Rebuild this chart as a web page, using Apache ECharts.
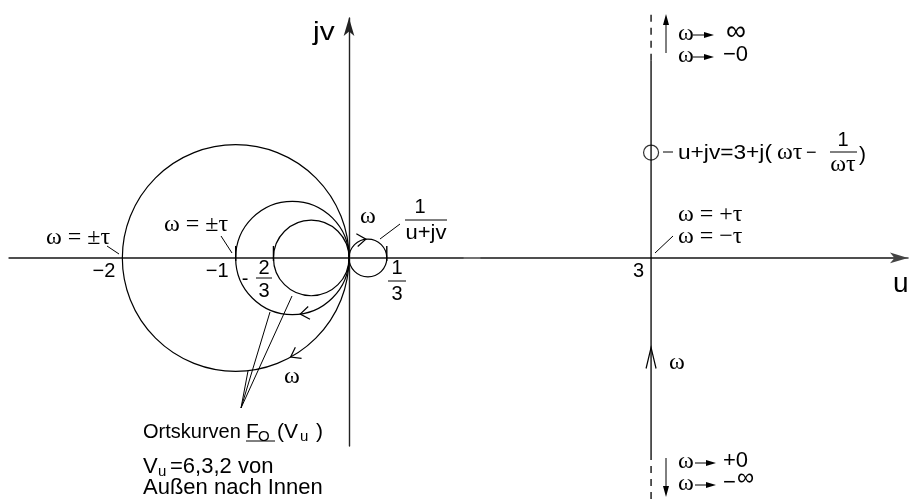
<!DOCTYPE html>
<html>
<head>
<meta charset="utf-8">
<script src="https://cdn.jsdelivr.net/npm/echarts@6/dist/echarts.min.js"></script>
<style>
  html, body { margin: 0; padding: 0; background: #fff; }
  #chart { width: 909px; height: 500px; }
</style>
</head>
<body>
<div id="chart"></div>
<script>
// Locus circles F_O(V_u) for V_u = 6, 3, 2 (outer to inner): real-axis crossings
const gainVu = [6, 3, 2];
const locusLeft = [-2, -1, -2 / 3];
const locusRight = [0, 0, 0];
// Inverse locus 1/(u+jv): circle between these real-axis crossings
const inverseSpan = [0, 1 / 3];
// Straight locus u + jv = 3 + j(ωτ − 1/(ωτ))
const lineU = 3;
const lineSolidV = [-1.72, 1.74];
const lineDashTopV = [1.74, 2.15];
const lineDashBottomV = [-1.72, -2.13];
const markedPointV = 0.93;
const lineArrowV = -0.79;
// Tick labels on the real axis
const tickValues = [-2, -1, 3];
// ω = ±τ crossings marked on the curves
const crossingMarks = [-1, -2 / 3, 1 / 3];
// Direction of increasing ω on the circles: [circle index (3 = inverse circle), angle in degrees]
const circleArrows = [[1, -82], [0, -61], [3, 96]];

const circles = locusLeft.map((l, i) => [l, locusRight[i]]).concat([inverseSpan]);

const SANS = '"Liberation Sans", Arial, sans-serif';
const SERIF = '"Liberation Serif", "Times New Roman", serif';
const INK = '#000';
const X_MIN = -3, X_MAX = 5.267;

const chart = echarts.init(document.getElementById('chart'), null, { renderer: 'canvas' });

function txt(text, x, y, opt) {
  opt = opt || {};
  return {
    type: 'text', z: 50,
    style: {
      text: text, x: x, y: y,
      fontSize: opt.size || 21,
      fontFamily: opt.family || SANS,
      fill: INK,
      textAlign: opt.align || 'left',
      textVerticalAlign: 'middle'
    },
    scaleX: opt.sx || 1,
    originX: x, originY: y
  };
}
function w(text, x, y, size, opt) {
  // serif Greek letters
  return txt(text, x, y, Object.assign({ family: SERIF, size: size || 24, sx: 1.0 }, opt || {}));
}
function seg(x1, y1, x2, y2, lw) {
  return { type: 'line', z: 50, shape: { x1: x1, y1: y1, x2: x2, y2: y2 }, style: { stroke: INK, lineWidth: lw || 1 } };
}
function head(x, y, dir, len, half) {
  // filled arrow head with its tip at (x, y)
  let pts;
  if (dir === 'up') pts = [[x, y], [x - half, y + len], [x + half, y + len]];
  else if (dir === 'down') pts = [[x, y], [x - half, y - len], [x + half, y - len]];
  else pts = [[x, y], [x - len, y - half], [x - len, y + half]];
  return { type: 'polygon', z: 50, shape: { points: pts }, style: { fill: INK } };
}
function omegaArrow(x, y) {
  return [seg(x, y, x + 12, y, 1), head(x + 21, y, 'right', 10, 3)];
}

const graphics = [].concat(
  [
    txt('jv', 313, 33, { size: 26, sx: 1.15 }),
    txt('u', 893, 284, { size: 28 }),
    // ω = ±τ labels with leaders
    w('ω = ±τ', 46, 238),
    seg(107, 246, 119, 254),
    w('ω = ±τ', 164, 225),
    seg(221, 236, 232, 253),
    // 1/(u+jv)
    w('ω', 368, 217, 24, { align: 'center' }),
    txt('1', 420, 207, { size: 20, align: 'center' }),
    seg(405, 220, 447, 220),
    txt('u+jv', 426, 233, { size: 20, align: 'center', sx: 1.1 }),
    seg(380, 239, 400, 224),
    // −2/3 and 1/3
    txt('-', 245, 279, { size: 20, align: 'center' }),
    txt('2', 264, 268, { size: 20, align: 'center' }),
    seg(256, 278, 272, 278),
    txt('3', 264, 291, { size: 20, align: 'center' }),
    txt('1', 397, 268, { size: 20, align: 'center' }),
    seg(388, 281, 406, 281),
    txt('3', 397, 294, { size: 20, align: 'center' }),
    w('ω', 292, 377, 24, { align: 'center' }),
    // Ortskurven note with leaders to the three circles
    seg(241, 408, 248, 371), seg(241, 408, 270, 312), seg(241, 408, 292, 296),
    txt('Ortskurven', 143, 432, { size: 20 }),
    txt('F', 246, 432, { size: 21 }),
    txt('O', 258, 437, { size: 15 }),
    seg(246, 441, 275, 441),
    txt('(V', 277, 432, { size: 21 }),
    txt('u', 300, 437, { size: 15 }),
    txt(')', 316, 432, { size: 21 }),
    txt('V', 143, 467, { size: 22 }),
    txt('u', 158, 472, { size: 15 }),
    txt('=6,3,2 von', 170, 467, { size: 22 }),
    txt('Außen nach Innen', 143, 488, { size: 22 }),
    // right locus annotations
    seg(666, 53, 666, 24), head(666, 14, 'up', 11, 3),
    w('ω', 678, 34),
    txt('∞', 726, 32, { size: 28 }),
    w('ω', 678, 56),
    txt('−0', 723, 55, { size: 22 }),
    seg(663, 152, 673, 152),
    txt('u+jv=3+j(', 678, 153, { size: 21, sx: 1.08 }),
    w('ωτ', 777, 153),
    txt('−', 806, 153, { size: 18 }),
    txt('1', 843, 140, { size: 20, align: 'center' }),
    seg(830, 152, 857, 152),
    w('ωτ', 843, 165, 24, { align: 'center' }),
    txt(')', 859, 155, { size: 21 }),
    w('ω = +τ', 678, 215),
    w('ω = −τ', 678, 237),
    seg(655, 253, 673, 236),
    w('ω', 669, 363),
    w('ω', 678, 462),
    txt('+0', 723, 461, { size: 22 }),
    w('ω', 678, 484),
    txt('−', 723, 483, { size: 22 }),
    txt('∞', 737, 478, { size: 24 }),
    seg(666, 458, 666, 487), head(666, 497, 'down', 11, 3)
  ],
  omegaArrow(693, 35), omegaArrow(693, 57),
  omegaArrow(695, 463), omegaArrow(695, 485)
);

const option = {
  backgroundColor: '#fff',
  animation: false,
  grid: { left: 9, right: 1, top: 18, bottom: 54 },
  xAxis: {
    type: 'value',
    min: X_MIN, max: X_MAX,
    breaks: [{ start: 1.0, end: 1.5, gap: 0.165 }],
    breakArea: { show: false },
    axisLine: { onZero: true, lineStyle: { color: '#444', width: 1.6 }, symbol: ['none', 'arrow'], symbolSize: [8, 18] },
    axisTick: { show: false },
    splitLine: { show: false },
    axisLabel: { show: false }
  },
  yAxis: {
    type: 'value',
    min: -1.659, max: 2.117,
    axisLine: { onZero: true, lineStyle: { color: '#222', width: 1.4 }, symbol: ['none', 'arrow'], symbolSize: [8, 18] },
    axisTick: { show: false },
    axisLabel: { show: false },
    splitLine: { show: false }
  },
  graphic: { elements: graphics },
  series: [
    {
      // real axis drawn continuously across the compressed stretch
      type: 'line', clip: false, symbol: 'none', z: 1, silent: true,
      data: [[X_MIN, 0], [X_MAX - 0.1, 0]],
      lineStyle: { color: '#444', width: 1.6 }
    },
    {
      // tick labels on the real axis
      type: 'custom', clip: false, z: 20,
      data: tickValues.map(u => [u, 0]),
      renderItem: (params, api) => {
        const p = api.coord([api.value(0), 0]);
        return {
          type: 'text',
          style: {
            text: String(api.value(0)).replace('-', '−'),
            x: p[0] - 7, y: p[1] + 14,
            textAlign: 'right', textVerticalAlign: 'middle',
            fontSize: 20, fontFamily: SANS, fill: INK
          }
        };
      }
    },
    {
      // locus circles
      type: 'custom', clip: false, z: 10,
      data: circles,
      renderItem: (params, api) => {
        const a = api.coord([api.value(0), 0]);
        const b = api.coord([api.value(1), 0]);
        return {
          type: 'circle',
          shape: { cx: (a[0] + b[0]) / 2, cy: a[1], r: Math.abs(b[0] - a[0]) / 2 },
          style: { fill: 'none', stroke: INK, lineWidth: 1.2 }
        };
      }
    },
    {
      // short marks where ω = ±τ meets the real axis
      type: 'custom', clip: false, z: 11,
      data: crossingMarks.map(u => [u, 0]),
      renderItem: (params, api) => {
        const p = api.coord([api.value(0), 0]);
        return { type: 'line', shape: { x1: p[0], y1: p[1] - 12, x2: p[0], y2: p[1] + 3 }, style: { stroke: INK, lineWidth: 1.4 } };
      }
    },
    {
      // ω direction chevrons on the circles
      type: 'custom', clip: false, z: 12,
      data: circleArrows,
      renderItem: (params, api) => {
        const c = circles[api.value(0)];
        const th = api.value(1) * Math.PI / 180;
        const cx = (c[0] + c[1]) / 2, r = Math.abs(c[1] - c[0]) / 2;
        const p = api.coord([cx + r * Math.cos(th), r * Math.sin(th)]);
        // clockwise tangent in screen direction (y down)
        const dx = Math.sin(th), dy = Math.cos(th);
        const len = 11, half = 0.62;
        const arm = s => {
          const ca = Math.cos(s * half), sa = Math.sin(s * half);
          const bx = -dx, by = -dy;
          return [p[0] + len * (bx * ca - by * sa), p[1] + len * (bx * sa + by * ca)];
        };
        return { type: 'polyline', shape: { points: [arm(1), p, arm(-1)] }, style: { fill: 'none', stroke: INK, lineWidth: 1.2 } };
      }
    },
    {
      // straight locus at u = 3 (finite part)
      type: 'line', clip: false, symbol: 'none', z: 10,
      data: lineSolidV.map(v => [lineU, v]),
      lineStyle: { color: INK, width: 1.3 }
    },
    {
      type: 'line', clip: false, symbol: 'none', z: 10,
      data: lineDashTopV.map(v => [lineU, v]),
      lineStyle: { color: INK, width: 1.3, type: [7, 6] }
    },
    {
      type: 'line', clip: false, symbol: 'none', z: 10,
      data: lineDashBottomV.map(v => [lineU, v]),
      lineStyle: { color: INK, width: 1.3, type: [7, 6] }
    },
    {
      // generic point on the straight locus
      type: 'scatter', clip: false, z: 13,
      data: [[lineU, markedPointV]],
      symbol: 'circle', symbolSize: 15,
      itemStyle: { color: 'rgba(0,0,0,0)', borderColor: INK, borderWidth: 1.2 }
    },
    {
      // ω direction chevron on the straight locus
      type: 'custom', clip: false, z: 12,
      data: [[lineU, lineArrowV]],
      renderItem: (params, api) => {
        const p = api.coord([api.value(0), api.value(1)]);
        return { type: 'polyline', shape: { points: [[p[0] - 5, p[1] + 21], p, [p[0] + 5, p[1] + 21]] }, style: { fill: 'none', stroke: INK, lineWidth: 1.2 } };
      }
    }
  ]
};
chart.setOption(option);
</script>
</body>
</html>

■ ■ ■ ■

EXERCISE INSTRUCTIONS. Repeat the listing above exactly from its first line to the line containing "const circleArrows = [[1, -82], [0, -61], [3, 96]];", both included, and omit the pictures.

OUTPUT FOR THIS EXERCISE.
Rebuild this chart as a web page, using Apache ECharts.
<!DOCTYPE html>
<html>
<head>
<meta charset="utf-8">
<script src="https://cdn.jsdelivr.net/npm/echarts@6/dist/echarts.min.js"></script>
<style>
  html, body { margin: 0; padding: 0; background: #fff; }
  #chart { width: 909px; height: 500px; }
</style>
</head>
<body>
<div id="chart"></div>
<script>
// Locus circles F_O(V_u) for V_u = 6, 3, 2 (outer to inner): real-axis crossings
const gainVu = [6, 3, 2];
const locusLeft = [-2, -1, -2 / 3];
const locusRight = [0, 0, 0];
// Inverse locus 1/(u+jv): circle between these real-axis crossings
const inverseSpan = [0, 1 / 3];
// Straight locus u + jv = 3 + j(ωτ − 1/(ωτ))
const lineU = 3;
const lineSolidV = [-1.72, 1.74];
const lineDashTopV = [1.74, 2.15];
const lineDashBottomV = [-1.72, -2.13];
const markedPointV = 0.93;
const lineArrowV = -0.79;
// Tick labels on the real axis
const tickValues = [-2, -1, 3];
// ω = ±τ crossings marked on the curves
const crossingMarks = [-1, -2 / 3, 1 / 3];
// Direction of increasing ω on the circles: [circle index (3 = inverse circle), angle in degrees]
const circleArrows = [[1, -82], [0, -61], [3, 96]];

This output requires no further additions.